EXERCISE PROMPT :: In this exercise, the entries below include pictures. Repeat exactly the lines from the line with "Clone this chart in Plotly." to the line with "449, 441, 436, 432, 426, 429, 426]", including both, but without the pictures.

SUPPLIED MATERIAL ::

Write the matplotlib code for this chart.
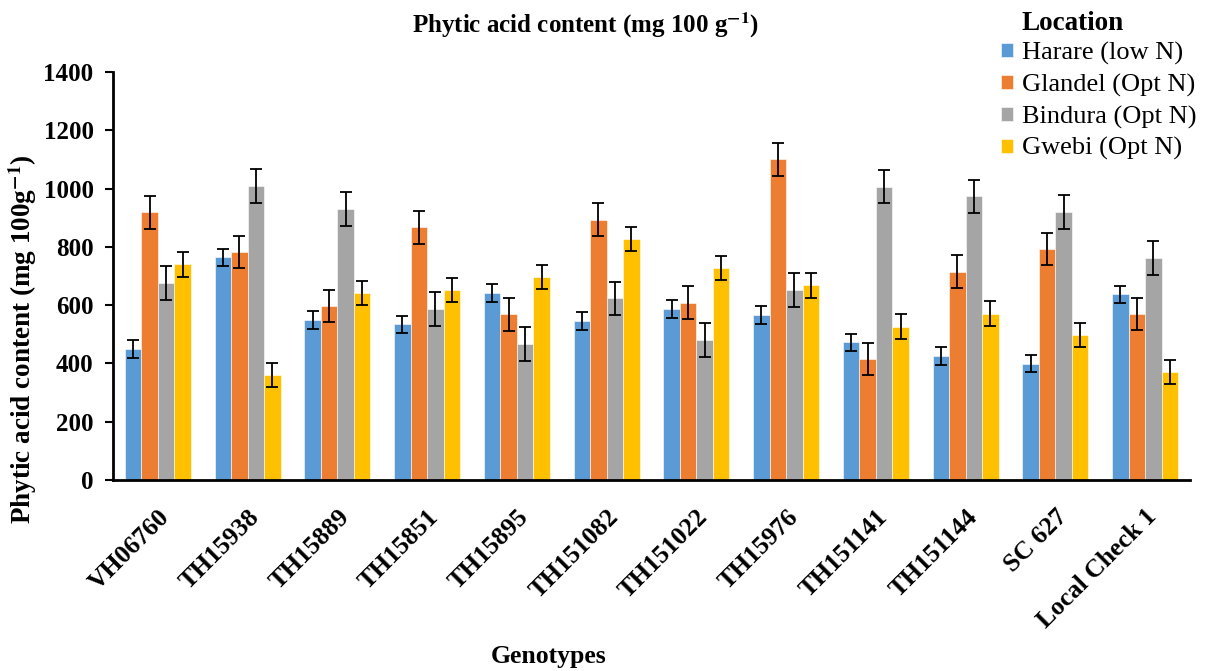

---

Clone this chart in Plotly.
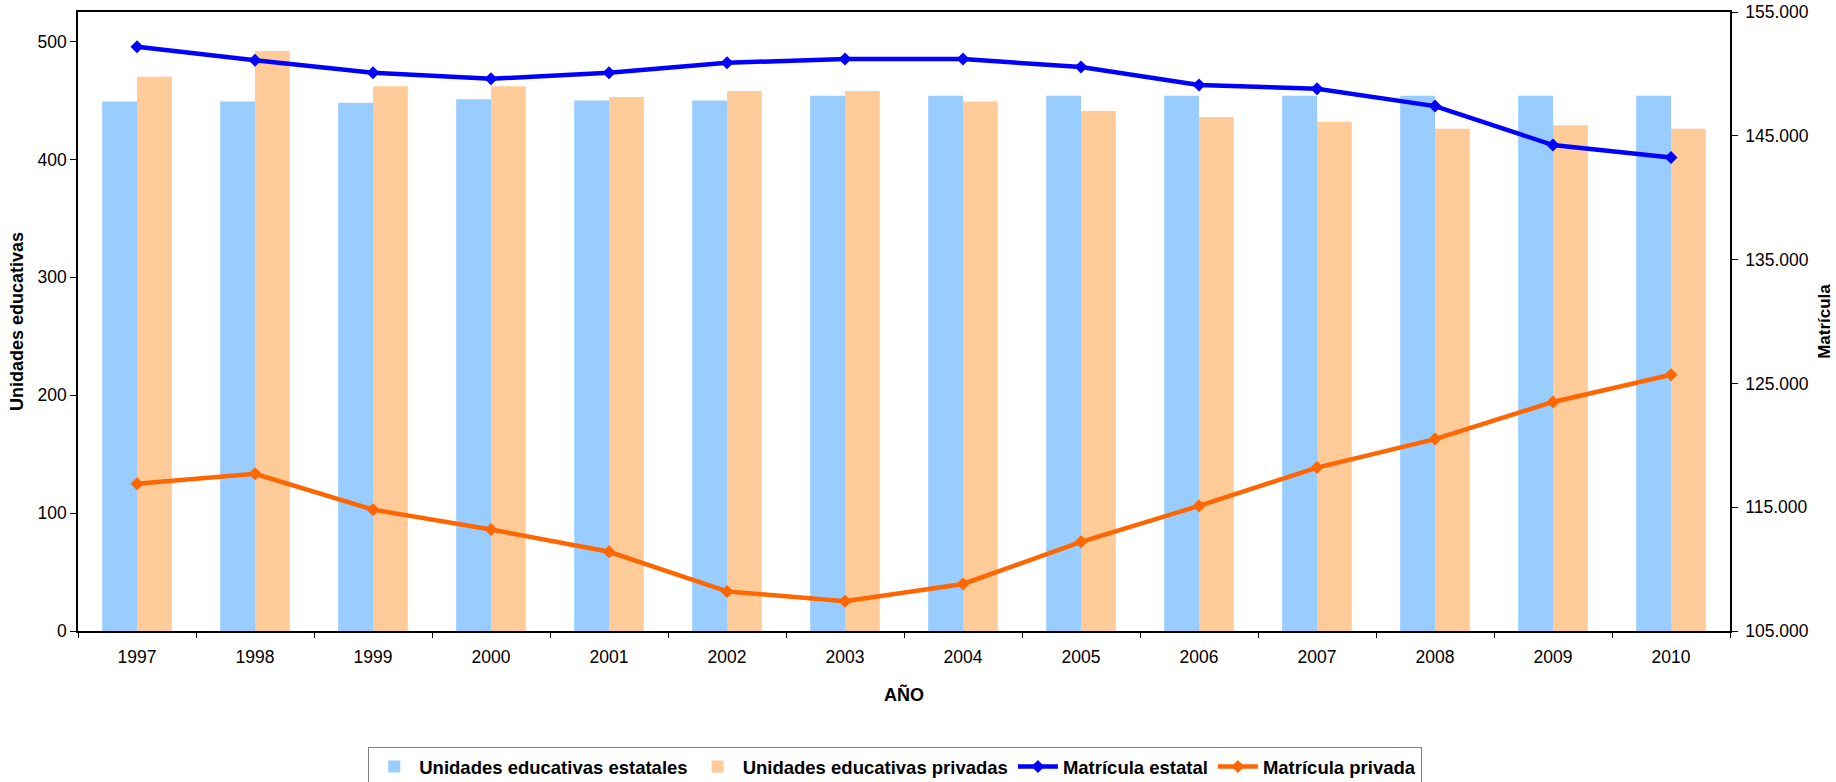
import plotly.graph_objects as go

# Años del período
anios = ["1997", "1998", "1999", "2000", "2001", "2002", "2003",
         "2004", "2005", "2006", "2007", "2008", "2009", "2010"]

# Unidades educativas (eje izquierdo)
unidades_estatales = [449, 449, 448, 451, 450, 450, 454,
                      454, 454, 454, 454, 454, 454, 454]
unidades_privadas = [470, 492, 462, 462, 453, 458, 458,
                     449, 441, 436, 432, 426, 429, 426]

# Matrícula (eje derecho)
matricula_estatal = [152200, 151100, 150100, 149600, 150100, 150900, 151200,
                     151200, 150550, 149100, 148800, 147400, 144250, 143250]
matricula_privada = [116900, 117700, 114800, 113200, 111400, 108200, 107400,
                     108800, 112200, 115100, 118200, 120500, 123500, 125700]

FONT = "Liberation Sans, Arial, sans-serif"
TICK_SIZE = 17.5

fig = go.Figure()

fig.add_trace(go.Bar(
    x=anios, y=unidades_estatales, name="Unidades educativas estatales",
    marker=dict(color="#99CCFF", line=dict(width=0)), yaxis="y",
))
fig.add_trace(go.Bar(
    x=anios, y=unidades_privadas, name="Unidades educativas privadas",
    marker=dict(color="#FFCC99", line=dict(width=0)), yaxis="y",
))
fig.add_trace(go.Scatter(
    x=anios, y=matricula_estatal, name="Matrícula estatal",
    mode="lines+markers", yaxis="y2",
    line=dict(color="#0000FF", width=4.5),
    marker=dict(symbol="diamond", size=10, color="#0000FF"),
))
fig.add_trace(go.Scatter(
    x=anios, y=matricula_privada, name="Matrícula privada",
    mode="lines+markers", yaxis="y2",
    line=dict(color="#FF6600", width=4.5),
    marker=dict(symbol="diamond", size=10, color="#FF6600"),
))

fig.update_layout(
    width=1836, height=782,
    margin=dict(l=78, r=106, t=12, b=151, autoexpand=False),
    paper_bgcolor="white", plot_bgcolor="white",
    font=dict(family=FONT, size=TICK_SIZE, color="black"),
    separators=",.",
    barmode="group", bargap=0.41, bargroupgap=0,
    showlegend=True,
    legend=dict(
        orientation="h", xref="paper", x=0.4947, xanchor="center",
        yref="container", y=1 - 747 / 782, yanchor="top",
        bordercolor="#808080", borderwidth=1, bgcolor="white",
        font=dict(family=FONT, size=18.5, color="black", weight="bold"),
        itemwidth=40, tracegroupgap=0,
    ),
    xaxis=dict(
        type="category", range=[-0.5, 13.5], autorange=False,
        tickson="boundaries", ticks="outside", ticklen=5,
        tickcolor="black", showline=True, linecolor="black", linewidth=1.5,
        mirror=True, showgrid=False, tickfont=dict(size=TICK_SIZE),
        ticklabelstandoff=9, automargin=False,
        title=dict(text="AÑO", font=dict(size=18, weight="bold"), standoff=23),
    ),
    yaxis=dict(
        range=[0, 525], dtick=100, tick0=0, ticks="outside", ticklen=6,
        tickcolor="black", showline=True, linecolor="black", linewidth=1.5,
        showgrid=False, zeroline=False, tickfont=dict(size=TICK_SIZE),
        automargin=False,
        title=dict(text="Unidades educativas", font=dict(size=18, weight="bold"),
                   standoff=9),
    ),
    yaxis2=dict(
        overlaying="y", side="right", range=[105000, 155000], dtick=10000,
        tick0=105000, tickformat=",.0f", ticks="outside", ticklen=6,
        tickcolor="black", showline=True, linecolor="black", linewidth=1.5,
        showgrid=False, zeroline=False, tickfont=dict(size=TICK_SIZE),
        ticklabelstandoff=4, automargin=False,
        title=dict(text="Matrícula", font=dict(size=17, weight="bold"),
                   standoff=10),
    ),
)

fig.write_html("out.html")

TASK SOLUTION ::
Clone this chart in Plotly.
import plotly.graph_objects as go

# Años del período
anios = ["1997", "1998", "1999", "2000", "2001", "2002", "2003",
         "2004", "2005", "2006", "2007", "2008", "2009", "2010"]

# Unidades educativas (eje izquierdo)
unidades_estatales = [449, 449, 448, 451, 450, 450, 454,
                      454, 454, 454, 454, 454, 454, 454]
unidades_privadas = [470, 492, 462, 462, 453, 458, 458,
                     449, 441, 436, 432, 426, 429, 426]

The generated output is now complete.